TRIBUNNEWS.COM, JAKARTA - Wakil Menteri Koperasi (Wamenkop) Ferry Juliantono merasa prihatin terhadap anggota koperasi petani sawit yang harus ikut mengantre untuk membeli minyak goreng.
Ferry menjelaskan bahwa koperasi petani sawit terdiri dari petani-petani yang memiliki kebun kelapa sawit dengan luas lahan yang bervariasi, mulai dari 10 hingga 50 hektare.
Hal yang menurut Ferry ironis, meskipun mereka adalah bagian dari industri kelapa sawit, mereka harus mengantre untuk mendapatkan minyak goreng.
Baca juga: Wamenkop Optimistis Kontribusi Koperasi Bisa Lebih Besar Dibanding BUMN dan Swasta
"Ada koperasi petani sawit, kumpulan petani-petani sawit yang punya lahan 10, 20, 50 hektare bergabung menjadi koperasi dan mereka punya kepemilikan di kebun sawit itu. Tapi yang ironisnya mereka antre minyak goreng," katanya saat berbicara dalam acara diskusi bertajuk "Pembangunan Indonesia 2025: Harapan dan Tantangan" di Jakarta, Selasa (7/1/2025).
Maka dari itu, ia mengatakan koperasi petani sawit akan diminta oleh Kemenkop agar bisa membangun pabrik minyak kelapa sawit (Crude Palm Oil/CPO) sendiri.
"Nah oleh karena itu kami berpendapat bahwa sebenarnya pengelolaan kelapa sawit ini juga dimungkinkan koperasi," ujar Ferry.

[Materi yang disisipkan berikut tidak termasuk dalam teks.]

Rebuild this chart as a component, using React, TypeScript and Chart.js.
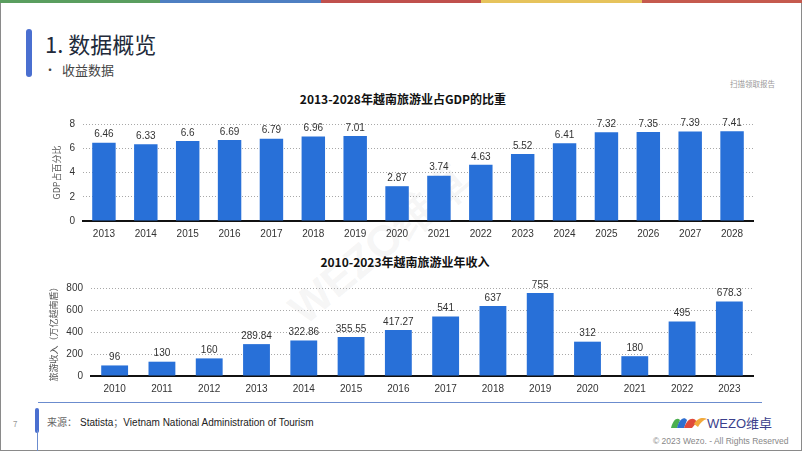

"Sekarang dari Kementerian Koperasi kita akan minta supaya bisa bangun pabrik CPO atau pabrik kelapa sawit sendiri oleh koperasi," lanjutnya.
Tidak sampai di situ, ia mengatakan koperasi juga akan didiorong agar bisa terlibat dalam produksi minyak goreng dengan memiliki pabrik sendiri.
"Insyaallah nanti kita akan juga bangun pabrik minyak goreng oleh koperasi," ucap Ferry.
Baca juga: Munas Rekonsiliasi Dewan Koperasi Indonesia Rampung, Pengurus: Realisasikan Arahan Presiden Prabowo
Tak hanya koperasi petani sawit, koperasi peternak sapi perah juga akan didorong agar bisa memiliki pabrik pengolahan susu sendiri.
Dorongan itu tak lepas dari kejadian beberapa waktu lalu di Boyolali, di mana saat itu koperasi peternak sapi perah melakukan aksi demosntrasi dengan membuang susu hasil produksi mereka karena tidak mampu terserap oleh industri.
"Ternyata susu hasil koperasi pertanak sapi perah kita tidak terserap di industri pengolahan susu karena memang impor susu dalam bentuk skim bubuk itu 3,7 juta ton," tutur Ferry,
"Nah oleh karena itu kami berpendapat koperasi sekarang harus punya pabrik pengolahan susu sendiri," pungkasnya.